Transcribe the listing below from its opening line up to and including the line that contains "import pandas as pd"; reproduce nothing else.

■ Raw data:
# # # # # # #

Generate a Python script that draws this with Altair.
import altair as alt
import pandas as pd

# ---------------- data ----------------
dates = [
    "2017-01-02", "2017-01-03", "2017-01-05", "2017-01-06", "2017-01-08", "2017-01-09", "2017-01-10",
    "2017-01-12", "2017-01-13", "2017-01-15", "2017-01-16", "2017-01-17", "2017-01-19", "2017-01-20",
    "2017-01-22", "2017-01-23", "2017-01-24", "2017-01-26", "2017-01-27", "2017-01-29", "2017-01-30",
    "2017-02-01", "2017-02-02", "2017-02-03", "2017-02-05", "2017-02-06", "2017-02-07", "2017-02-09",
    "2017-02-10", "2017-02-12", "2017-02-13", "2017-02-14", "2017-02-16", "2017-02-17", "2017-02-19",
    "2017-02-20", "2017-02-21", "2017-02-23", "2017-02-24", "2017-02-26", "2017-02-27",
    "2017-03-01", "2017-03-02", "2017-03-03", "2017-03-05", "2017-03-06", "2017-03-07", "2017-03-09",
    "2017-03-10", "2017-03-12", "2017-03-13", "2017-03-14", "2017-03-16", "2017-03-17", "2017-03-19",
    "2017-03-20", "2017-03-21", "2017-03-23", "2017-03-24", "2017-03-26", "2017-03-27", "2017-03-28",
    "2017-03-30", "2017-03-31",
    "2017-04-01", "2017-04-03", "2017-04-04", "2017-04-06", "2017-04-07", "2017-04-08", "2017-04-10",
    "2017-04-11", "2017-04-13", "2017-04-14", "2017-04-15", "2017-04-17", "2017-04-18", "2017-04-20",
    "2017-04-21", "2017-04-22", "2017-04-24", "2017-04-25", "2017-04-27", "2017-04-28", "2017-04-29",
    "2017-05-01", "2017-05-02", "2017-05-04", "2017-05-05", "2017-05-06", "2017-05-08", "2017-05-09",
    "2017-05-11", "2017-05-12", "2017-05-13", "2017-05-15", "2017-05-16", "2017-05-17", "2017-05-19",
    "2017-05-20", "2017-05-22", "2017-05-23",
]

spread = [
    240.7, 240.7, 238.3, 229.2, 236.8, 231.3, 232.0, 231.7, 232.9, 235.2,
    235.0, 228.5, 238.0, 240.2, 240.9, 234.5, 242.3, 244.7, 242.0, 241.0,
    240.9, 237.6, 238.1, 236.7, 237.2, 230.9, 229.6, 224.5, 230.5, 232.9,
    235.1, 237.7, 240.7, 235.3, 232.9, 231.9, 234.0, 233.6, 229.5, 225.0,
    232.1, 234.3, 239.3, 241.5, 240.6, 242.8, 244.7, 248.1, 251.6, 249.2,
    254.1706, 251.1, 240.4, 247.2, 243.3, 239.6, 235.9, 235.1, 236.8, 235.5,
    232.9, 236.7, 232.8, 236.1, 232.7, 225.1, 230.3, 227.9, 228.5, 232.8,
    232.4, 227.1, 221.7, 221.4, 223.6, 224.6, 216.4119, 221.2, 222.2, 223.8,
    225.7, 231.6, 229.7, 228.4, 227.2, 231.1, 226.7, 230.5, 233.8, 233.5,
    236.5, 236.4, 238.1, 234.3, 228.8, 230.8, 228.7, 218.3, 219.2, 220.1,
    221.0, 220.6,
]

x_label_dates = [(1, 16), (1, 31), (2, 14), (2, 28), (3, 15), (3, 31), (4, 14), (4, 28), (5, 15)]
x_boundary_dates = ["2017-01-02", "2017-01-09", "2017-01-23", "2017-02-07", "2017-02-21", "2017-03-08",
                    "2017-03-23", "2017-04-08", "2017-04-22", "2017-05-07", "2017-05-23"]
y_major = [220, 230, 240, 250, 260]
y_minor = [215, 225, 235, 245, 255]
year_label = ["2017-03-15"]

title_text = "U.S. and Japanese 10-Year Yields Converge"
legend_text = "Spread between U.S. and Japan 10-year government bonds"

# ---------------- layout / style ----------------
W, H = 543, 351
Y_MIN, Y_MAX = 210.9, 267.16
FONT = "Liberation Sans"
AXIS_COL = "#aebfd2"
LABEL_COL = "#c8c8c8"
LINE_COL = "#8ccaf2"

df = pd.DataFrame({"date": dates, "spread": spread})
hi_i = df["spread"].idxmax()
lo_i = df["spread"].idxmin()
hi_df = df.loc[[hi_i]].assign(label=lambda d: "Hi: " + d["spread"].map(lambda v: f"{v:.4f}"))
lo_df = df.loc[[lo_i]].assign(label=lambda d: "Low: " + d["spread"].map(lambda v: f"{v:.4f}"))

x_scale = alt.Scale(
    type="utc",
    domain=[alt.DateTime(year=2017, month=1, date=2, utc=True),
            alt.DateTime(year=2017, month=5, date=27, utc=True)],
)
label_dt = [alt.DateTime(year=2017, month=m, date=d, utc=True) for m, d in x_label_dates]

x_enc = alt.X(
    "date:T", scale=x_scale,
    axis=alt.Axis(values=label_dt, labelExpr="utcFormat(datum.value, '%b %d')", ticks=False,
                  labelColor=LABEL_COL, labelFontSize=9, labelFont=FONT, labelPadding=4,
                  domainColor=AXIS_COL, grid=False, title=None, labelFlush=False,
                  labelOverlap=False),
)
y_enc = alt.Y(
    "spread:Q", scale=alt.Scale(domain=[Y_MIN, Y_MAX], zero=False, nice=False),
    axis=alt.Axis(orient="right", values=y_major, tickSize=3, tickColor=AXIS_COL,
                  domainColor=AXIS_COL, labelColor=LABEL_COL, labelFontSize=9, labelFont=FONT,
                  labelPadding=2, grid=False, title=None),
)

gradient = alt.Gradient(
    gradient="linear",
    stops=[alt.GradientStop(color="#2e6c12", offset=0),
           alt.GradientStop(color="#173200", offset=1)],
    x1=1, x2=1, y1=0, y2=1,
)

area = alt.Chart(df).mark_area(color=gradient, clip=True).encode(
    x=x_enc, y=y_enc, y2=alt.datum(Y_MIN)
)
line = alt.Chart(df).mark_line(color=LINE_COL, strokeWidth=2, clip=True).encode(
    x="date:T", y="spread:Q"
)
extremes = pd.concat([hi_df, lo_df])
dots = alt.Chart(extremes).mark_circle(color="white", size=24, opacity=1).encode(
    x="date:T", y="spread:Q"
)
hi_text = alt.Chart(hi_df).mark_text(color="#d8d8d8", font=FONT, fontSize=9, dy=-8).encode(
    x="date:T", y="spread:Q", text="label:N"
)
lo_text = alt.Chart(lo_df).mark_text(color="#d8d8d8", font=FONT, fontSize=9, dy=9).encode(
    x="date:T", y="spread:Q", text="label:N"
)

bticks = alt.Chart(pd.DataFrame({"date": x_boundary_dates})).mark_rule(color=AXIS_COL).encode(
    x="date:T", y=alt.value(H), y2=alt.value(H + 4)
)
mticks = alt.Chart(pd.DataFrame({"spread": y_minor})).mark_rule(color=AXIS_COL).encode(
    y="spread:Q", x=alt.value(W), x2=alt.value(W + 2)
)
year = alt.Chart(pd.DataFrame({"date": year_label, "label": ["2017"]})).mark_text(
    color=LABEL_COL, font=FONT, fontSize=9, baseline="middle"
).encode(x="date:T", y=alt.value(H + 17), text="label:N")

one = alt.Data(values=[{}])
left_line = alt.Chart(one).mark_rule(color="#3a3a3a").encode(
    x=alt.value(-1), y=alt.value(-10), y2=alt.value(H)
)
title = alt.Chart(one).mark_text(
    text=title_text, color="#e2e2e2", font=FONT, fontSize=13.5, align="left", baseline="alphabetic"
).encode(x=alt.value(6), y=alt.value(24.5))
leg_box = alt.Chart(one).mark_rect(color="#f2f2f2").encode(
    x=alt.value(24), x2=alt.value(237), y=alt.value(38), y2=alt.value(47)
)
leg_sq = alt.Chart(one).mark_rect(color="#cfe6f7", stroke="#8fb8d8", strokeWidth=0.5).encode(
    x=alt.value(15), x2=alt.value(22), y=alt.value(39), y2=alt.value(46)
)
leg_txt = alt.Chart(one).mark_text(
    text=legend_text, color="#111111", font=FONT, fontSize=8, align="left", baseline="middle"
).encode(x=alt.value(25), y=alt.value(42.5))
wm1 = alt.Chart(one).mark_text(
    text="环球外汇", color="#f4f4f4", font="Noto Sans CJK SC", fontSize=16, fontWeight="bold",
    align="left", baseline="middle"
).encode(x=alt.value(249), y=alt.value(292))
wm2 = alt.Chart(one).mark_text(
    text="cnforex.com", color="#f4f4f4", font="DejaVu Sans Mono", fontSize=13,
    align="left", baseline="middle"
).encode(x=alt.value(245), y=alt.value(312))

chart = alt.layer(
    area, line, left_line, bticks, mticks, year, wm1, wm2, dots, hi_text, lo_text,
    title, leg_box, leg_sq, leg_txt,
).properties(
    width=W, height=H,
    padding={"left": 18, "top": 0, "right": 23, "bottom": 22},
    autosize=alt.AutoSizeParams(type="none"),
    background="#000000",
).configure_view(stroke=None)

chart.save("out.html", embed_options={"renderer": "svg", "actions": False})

# # # # # # #

■ Expected answer:
Generate a Python script that draws this with Altair.
import altair as alt
import pandas as pd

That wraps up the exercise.